Gad, de oudste, geboren in 1922, studeerde chemie en kreeg op zijn 22ste al de leiding van het laboratorium. Hij raakte bij wijze van hobby gefascineerd door archeologie. Hij leerde overigens zijn toekomstige vrouw tijdens een opgraving kennen.

Hij doctoreerde als archeoloog in 1967 en pompte op latere leeftijd vele miljoenen in opgravingen, vooral in die van Birka, een handelscentrum van de Vikingen uit de tiende eeuw. Voor Tetra Pak legde hij zich toe op de verovering van de Chinese markt en boekte daarin spectaculaire resultaten.

Hans studeerde Russisch en was managing director van 1954 tot 1985. Hij zou onder meer de Russische markt verkennen. Na 1985 lieten beide broers het bedrijf over aan professionele managers en verhuisden ze naar Groot-Brittannië.

In 1995 verkocht Hans voor negen miljard dollar zijn aandelen aan Gad, die toen naar Zwitserland trok.
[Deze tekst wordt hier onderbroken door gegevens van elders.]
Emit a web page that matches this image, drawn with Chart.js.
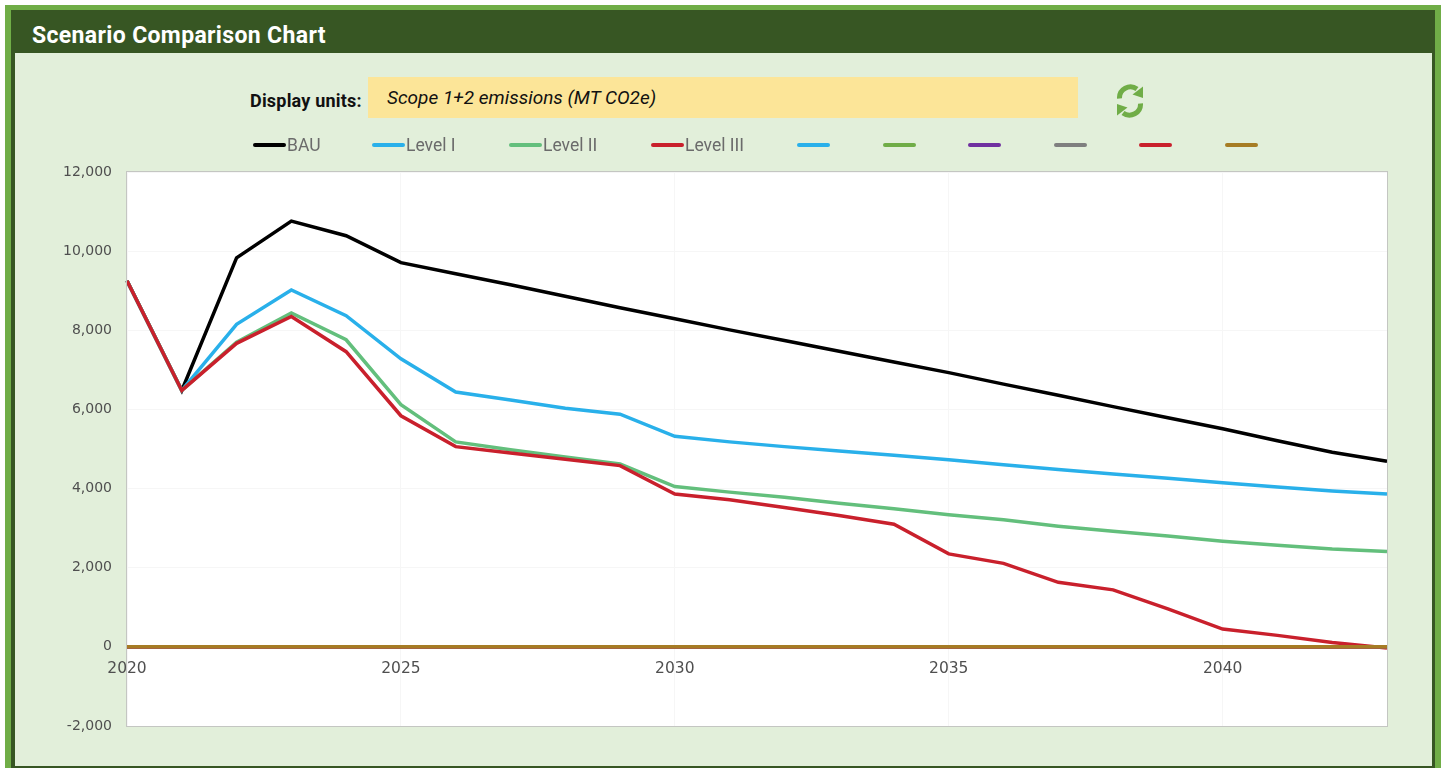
<!DOCTYPE html>
<html>
<head>
<meta charset="utf-8">
<title>Scenario Comparison Chart</title>
<script src="https://cdn.jsdelivr.net/npm/chart.js@4"></script>
<style>
  html, body { margin: 0; padding: 0; background: #fff; overflow: hidden; }
  body { width: 1443px; height: 768px; position: relative; font-family: Roboto, sans-serif; }
  .frame { position: absolute; left: 5px; top: 5px; width: 1436px; height: 763px; background: #70ad47; }
  .panel { position: absolute; left: 11px; top: 10px; width: 1424px; height: 762px; background: #375623; }
  .body { position: absolute; left: 15px; top: 53px; width: 1417px; height: 713px; background: #e2efda; }
  .title { position: absolute; left: 32px; top: 22px; color: #fff; font: bold 23px Roboto, sans-serif; letter-spacing: 0.35px; }
  .units { position: absolute; left: 250px; top: 90px; font: bold 18px Roboto, sans-serif; letter-spacing: 0.2px; color: #111; }
  .select { position: absolute; left: 368px; top: 77px; width: 710px; height: 41px; background: #fce598;
            font: italic 19px Roboto, sans-serif; line-height: 41px; padding-left: 19px; box-sizing: border-box; color: #111; }
  .refresh { position: absolute; left: 1114px; top: 83px; }
  canvas { position: absolute; left: 0; top: 0; }
  .key { position: absolute; top: 135px; height: 20px; font: 17.5px Roboto, sans-serif; color: #6b6b6b; line-height: 20px; white-space: nowrap; }
  .key i { position: absolute; left: 0; top: 8px; width: 33px; height: 3.5px; border-radius: 2px; }
  .key span { position: absolute; left: 34px; }
</style>
</head>
<body>
<div class="frame"></div>
<div class="panel"></div>
<div class="body"></div>
<div class="title">Scenario Comparison Chart</div>
<div class="units">Display units:</div>
<div class="select">Scope 1+2 emissions (MT CO2e)</div>
<svg class="refresh" width="32" height="36" viewBox="0 0 32 36">
  <g fill="none" stroke="#70ad47" stroke-width="5">
    <path d="M5.5 15.5 A11 11 0 0 1 23 6"/>
    <path d="M26.5 20.5 A11 11 0 0 1 9 30"/>
  </g>
  <path d="M29 3.5 L29 15 L18.5 11.5 Z" fill="#70ad47"/>
  <path d="M3 32.5 L3 21 L13.5 24.5 Z" fill="#70ad47"/>
</svg>
<canvas id="chart" width="1443" height="768"></canvas>
<div id="legend"></div>

<script>
const YEARS = [2020, 2021, 2022, 2023, 2024, 2025, 2026, 2027, 2028, 2029, 2030, 2031,
               2032, 2033, 2034, 2035, 2036, 2037, 2038, 2039, 2040, 2041, 2042, 2043];

const BAU = [9250, 6480, 9830, 10760, 10390, 9710, 9430, 9150, 8860, 8570, 8290, 8010,
             7740, 7470, 7200, 6930, 6640, 6360, 6070, 5790, 5510, 5210, 4920, 4690];
const LEVEL_1 = [9250, 6480, 8150, 9020, 8370, 7280, 6440, 6240, 6030, 5880, 5320, 5180,
                 5060, 4950, 4840, 4730, 4600, 4480, 4370, 4260, 4150, 4040, 3940, 3860];
const LEVEL_2 = [9250, 6480, 7700, 8440, 7760, 6120, 5180, 4980, 4800, 4620, 4050, 3910,
                 3780, 3630, 3490, 3340, 3210, 3050, 2920, 2800, 2670, 2570, 2470, 2410];
const LEVEL_3 = [9250, 6480, 7670, 8350, 7460, 5840, 5060, 4900, 4740, 4580, 3860, 3720,
                 3520, 3320, 3100, 2350, 2110, 1630, 1440, 960, 450, 290, 110, -30];
// unused scenario slots, all sitting on zero
const EMPTY = [0, 0, 0, 0, 0, 0, 0, 0, 0, 0, 0, 0, 0, 0, 0, 0, 0, 0, 0, 0, 0, 0, 0, 0];

const SERIES = [BAU, LEVEL_1, LEVEL_2, LEVEL_3, EMPTY, EMPTY, EMPTY, EMPTY, EMPTY, EMPTY];
const NAMES = ["BAU", "Level I", "Level II", "Level III", "", "", "", "", "", ""];
const COLORS = ["#000000", "#29b0ea", "#63bf7c", "#c9202c", "#29b0ea",
                "#70ad47", "#7030a0", "#7f7f7f", "#c9202c", "#a67c24"];
const LEGEND_X = [253, 372, 509, 651, 797, 883, 968, 1054, 1139, 1225];

// later series paint on top, so the brown one ends up over the others on the zero line
const datasets = SERIES.map((values, i) => ({
  label: NAMES[i],
  data: values,
  borderColor: COLORS[i],
  backgroundColor: COLORS[i],
  borderWidth: 3.5,
  pointRadius: 0,
  tension: 0,
  order: SERIES.length - i,
}));

const plotBackground = {
  id: "plotBackground",
  beforeDraw(chart) {
    const { ctx, chartArea: a } = chart;
    ctx.save();
    ctx.fillStyle = "#ffffff";
    ctx.fillRect(a.left, a.top, a.width, a.height);
    ctx.restore();
  },
  afterDatasetsDraw(chart) {
    const { ctx, chartArea: a } = chart;
    ctx.save();
    ctx.strokeStyle = "#c4c6c2";
    ctx.lineWidth = 1;
    ctx.strokeRect(a.left - 0.5, a.top - 0.5, a.width + 1, a.height + 1);
    ctx.restore();
  },
};

new Chart(document.getElementById("chart").getContext("2d"), {
  type: "line",
  data: { labels: YEARS, datasets: datasets },
  options: {
    responsive: false,
    animation: false,
    layout: { padding: { left: 7, right: 56, top: 172, bottom: 42 } },
    plugins: { legend: { display: false }, tooltip: { enabled: false } },
    scales: {
      x: {
        type: "category",
        position: { y: 0 },
        offset: false,
        border: { display: false },
        grid: {
          color: (c) => (c.index % 5 === 0 ? "#f6f6f6" : "rgba(0,0,0,0)"),
          tickLength: 6,
        },
        ticks: {
          autoSkip: false,
          maxRotation: 0,
          color: "#4f4f4f",
          font: { family: "DejaVu Sans", size: 15.5 },
          padding: 7,
          callback(value, index) {
            return index % 5 === 0 ? YEARS[index] : "";
          },
        },
      },
      y: {
        min: -2000,
        max: 12000,
        border: { display: false },
        grid: { color: "#f6f6f6", drawTicks: false },
        afterFit(scale) { scale.width = 120; },
        ticks: {
          stepSize: 2000,
          color: "#4f4f4f",
          padding: 15,
          font: { family: "DejaVu Sans", size: 14 },
          callback: (v) => v.toLocaleString("en-US"),
        },
      },
    },
  },
  plugins: [plotBackground],
});

// legend row, one entry per series
const legendBox = document.getElementById("legend");
NAMES.forEach((name, i) => {
  const item = document.createElement("div");
  item.className = "key";
  item.style.left = LEGEND_X[i] + "px";
  item.innerHTML = '<i style="background:' + COLORS[i] + '"></i><span>' + name + "</span>";
  legendBox.appendChild(item);
});
</script>
</body>
</html>
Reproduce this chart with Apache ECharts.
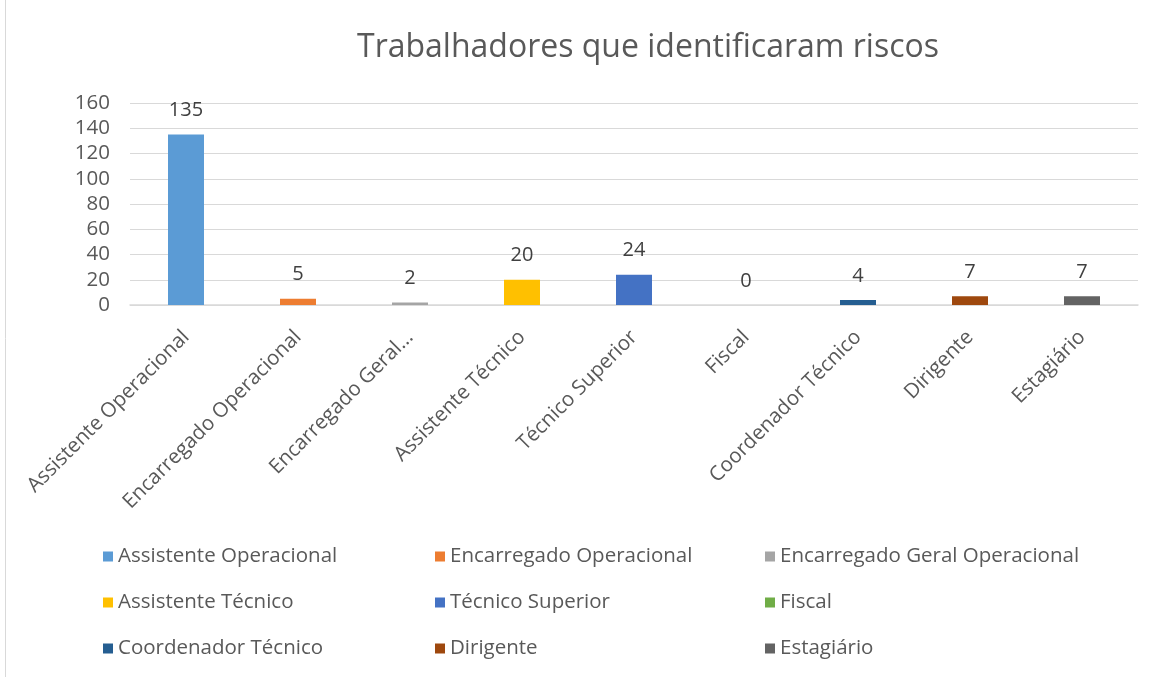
<!DOCTYPE html>
<html>
<head>
<meta charset="utf-8">
<title>Trabalhadores que identificaram riscos</title>
<script src="https://cdn.jsdelivr.net/npm/echarts@6/dist/echarts.min.js"></script>
<style>
  html, body { margin: 0; padding: 0; background: #fff; }
  #chart { width: 1163px; height: 677px; }
</style>
</head>
<body>
<div id="chart"></div>
<script>
// dados
const categories = [
  'Assistente Operacional', 'Encarregado Operacional', 'Encarregado Geral Operacional',
  'Assistente Técnico', 'Técnico Superior', 'Fiscal',
  'Coordenador Técnico', 'Dirigente', 'Estagiário'
]
const values = [135, 5, 2, 20, 24, 0, 4, 7, 7]
const yTicks = { min: 0, max: 160, interval: 20 }

const colors = ['#5B9BD5', '#ED7D31', '#A5A5A5', '#FFC000', '#4472C4', '#70AD47', '#255E91', '#9E480E', '#636363']
const font = '"Open Sans", "Noto Sans", sans-serif'
const textColor = '#595959'

const myChart = echarts.init(document.getElementById('chart'))

// uma série por categoria, empilhadas para ficarem centradas
const series = categories.map((name, i) => ({
  name: name,
  type: 'bar',
  stack: 'total',
  barWidth: 36,
  itemStyle: { color: colors[i] },
  label: {
    show: true,
    position: 'top',
    distance: 14,
    color: '#404040',
    fontFamily: font,
    fontSize: 20
  },
  data: categories.map((c, j) => (j === i ? values[i] : '-'))
}))

// legenda em 3 colunas
const legendCol = (col, left) => ({
  orient: 'vertical',
  left: left,
  top: 539,
  itemWidth: 10,
  itemHeight: 10,
  itemGap: 21,
  icon: 'rect',
  textStyle: { color: textColor, fontFamily: font, fontSize: 20.5, lineHeight: 25 },
  data: categories.filter((c, i) => i % 3 === col)
})

const options = {
  animation: false,
  title: {
    text: 'Trabalhadores que identificaram riscos',
    left: 352,
    top: 27,
    textStyle: { color: textColor, fontFamily: font, fontSize: 32, fontWeight: 'normal' }
  },
  legend: [legendCol(0, 98), legendCol(1, 430), legendCol(2, 760)],
  grid: { left: 130, right: 25, top: 103, bottom: 372, containLabel: false },
  xAxis: {
    type: 'category',
    data: categories,
    axisLine: { lineStyle: { color: '#d9d9d9', width: 1.5 } },
    axisTick: { show: false },
    axisLabel: {
      interval: 0,
      rotate: 45,
      margin: 29,
      color: textColor,
      fontFamily: font,
      fontSize: 20.5,
      formatter: (v) => (v.length > 25 ? v.slice(0, 17) + '...' : v)
    }
  },
  yAxis: {
    type: 'value',
    min: yTicks.min,
    max: yTicks.max,
    interval: yTicks.interval,
    axisLine: { show: false },
    axisTick: { show: false },
    axisLabel: { color: textColor, fontFamily: font, fontSize: 20.5, margin: 20 },
    splitLine: { lineStyle: { color: '#d9d9d9' } }
  },
  graphic: [{
    type: 'line',
    shape: { x1: 5.5, y1: 0, x2: 5.5, y2: 677 },
    style: { stroke: '#d9d9d9', lineWidth: 1 }
  }],
  series: series
}
myChart.setOption(options)
</script>
</body>
</html>
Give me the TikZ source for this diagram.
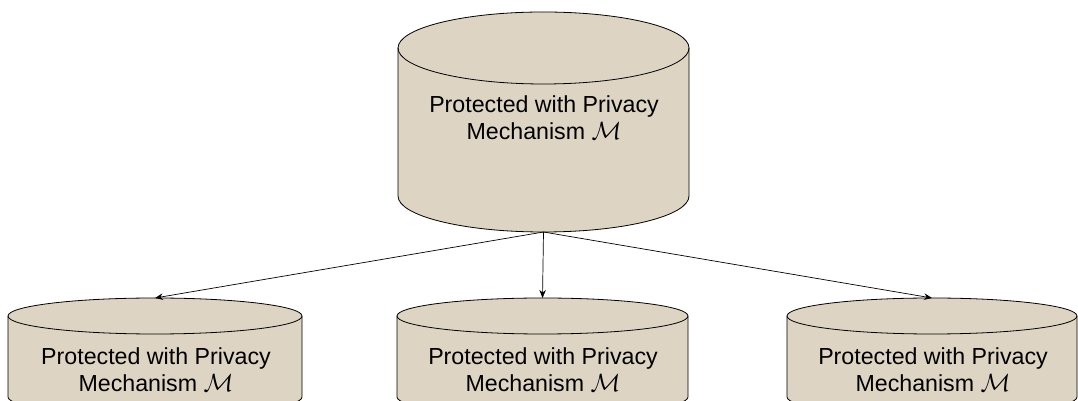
\documentclass[tikz,border=0pt]{standalone}
\usepackage{fontspec}
\setmainfont{Liberation Sans}
\usetikzlibrary{arrows.meta}
\definecolor{cylfill}{RGB}{221,212,196}
\tikzset{
  cylbody/.style={fill=cylfill,draw=none},
  cylline/.style={draw=black,line width=0.8pt},
  cyltext/.style={align=center,font=\fontsize{23.2}{27}\selectfont,inner sep=0pt},
  link/.style={draw=black,line width=0.7pt,-{Stealth[length=8pt,width=6.5pt]}}
}
% #1 name, #2 cx, #3 y of top ellipse centre, #4 y of bottom ellipse centre, #5 rx, #6 ry
\newcommand\drawcyl[6]{%
  \path[cylbody] (#2-#5,#3) -- (#2-#5,#4) arc[start angle=180,end angle=360,x radius=#5,y radius=#6]
     -- (#2+#5,#3) arc[start angle=0,end angle=180,x radius=#5,y radius=#6] -- cycle;
  \draw[cylline] (#2-#5,#3) -- (#2-#5,#4) arc[start angle=180,end angle=360,x radius=#5,y radius=#6]
     -- (#2+#5,#3);
  \draw[cylline] (#2,#3) ellipse[x radius=#5,y radius=#6];
  \coordinate (#1-top) at (#2,#3+#6);
  \coordinate (#1-bot) at (#2,#4-#6);
}
\begin{document}
\begin{tikzpicture}[x=1pt,y=1pt]
\useasboundingbox (0,0) rectangle (1078,401);
\clip (0,0) rectangle (1078,401);
\drawcyl{main}{543.5}{353}{205}{145.5}{36}
\drawcyl{left}{155}{85}{4}{147}{18}
\drawcyl{mid}{542.5}{85}{4}{145.5}{18}
\drawcyl{right}{932}{85}{4}{145}{18}
\node[cyltext] (maint) at (544,283) {Protected with Privacy\\Mechanism $\mathcal{M}$};
\node[cyltext] (leftt) at (156,31) {Protected with Privacy\\Mechanism $\mathcal{M}$};
\node[cyltext] (midt) at (543,31) {Protected with Privacy\\Mechanism $\mathcal{M}$};
\node[cyltext] (rightt) at (933,31) {Protected with Privacy\\Mechanism $\mathcal{M}$};
\draw[link] (main-bot) -- (left-top);
\draw[link] (main-bot) -- (mid-top);
\draw[link] (main-bot) -- (right-top);
\end{tikzpicture}
\end{document}
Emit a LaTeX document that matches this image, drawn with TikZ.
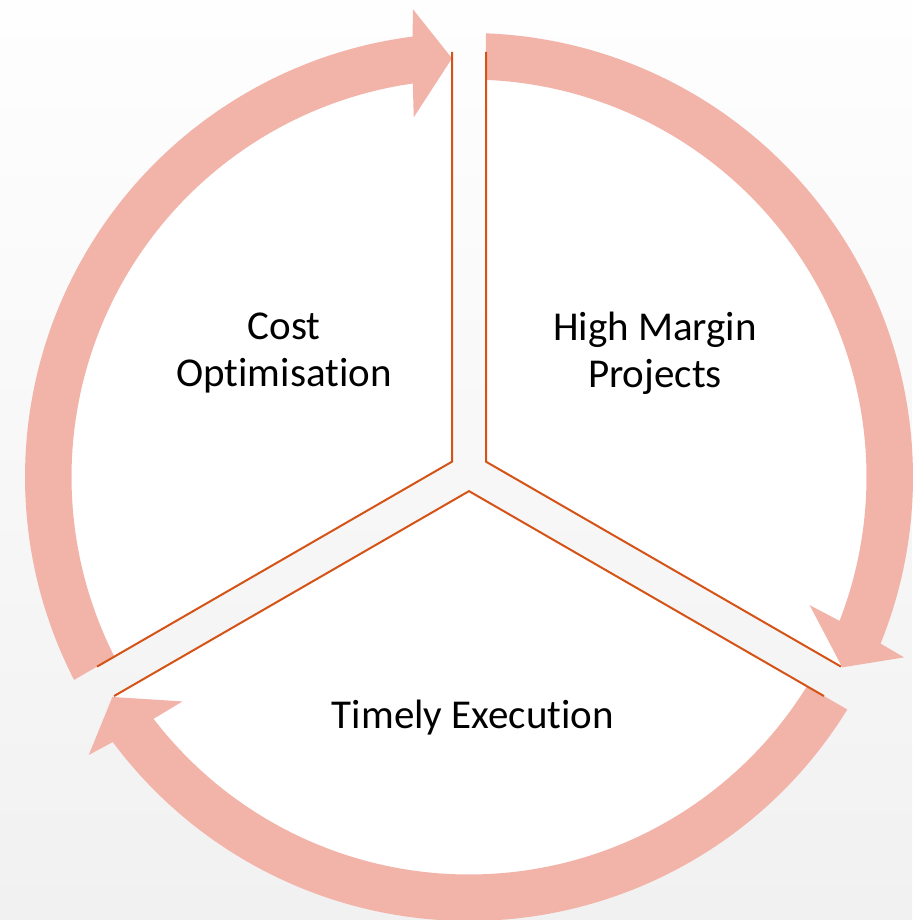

Volgens goede bronnen na een afpersingsaffaire. Gad overleed er op 27 januari 2000.

Ruben Rausing leefde na zijn vertrek naar het buitenland nog 15 jaar. Hij stierf op 10 augustus 1983 in Lausanne.
Hoe valt het te verklaren dat net Ruben Rausing, uit dat kleine Zuid-Zweedse vissersdorp Raus, de grote
industriële vernieuwer van Zweden werd, zo hebben Zwedens trots op een postzegel: Tetra Pak biografen zich vaak afgevraagd. Lars Leander schrijft dit in zijn bedrijfsgeschiedenis voor een deel toe aan het voorbeeld van zijn ouders: hardwerkende, diepgelovige mensen.

Ruben Rausing zelf heeft ooit gezegd: ‘Alles is voorbestemd.

Je genen vormen je lot.’ Hoe valt die genetische predestinatie te rijmen met de vrije wil en het dynamische ondernemerschap dat zijn hele leven zou kenmerken, aldus Leander.

Rausing: ‘De talenten van elk individu worden beheerst door zijn genetische aard, maar die aard omvat ook het vermogen – of het onvermogen – om toevallige kansen te grijpen.’ Of: ‘Je moet het instinct hebben en de moed die nodig is, om in zaken de juiste richting te kiezen.’ Zijn richting was de verpakkingsindustrie en de distributiesector.

Hij wilde in zijn eigen woorden ‘iets nieuws creëren dat tegelijk nuttig was’.